There are a handful of specific events in my life that led me to being content with who I am today. First, when I met the love of my life, who showed me that there was more to life than material goods. Second, when I began researching and practicing minimalism, which showed me how to live a more meaningful and intentional life, and helped me establish my personal values. Third, when I met my best friend who showed me the value of patience and of quality over quantity. And finally, when I experienced an epiphany after hearing one of the hosts, Adam Johnson, of one my favourite podcasts, Citations Needed, unabashedly admit that his frankness often made him a party pooper, which is something that really resonated with me. Through these experiences, I finally found my confidence.
These events revealed the person who was hiding under the veneer of anxiety that a chaotic childhood shrouded them in. It revelaed that I will rarely be that person to just shoot the shit with. That I will seldom be that person to hear complaints about things without attempting to help create real solutions for them. That I am not that person who avoids confrontation for the sake of civility. That I will never be that person who ignores obvious privilege and arrogance. That I will certainly never be that person who remains silent in the face of stupidity and unfairness. That after spending many exhausting years being that person, thanks to a demanding and self-centered mother, I can no longer be a part of any relationship that is a one-way street.

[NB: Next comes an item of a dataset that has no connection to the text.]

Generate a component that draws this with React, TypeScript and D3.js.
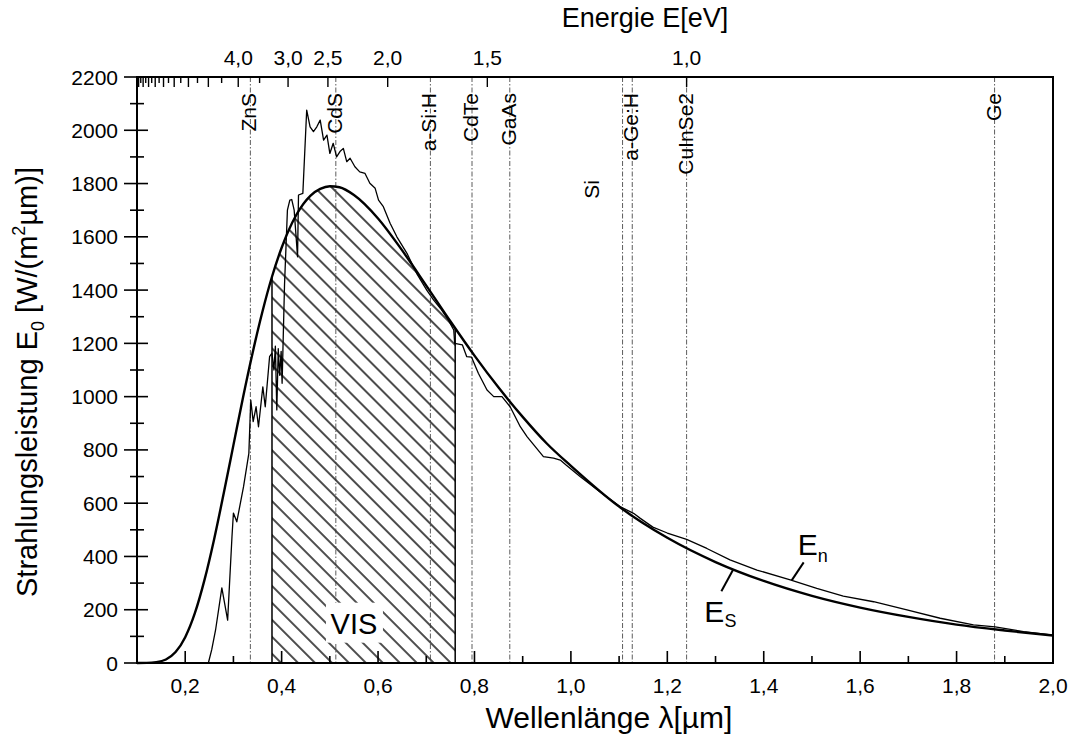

What I am is someone who will join others in the fight against injustice, inequality, and exploitation, by together making meaningful contributions to our communites. I will join others in helping uncover inconvenient truths and exposing corrupting power. I will join others in expanding our understanding of this wondrous universe we live in. I will join others in challenging each other in a mutual and continuous journey in being better people. I will join others in finding the potential in not only each other but in perfect strangers. I will join others in acknowledging the little things in life from cuddles with our children and pets, to finding beauty in nature, to laughing about life’s myriad contradictions. I will join others in two-way streets of friendship (or kinship), even if the flow in either direction is never equal.
This is who I really am and these are the qualities I now look for in my social connections, wether friend or family. I will not compromise my values, nor apologize for having appropriate expectations of myself and others with the means to create positive change. Life is too short that, when given the opportunity, we are not our best selves in an attempt to leave this world a better place. I welcome anyone who shares these values to come along for the journey with me. Together, we can accomplish anything.
Updated April 14, 2021: Spelling and grammar corrections, and some content clarifications.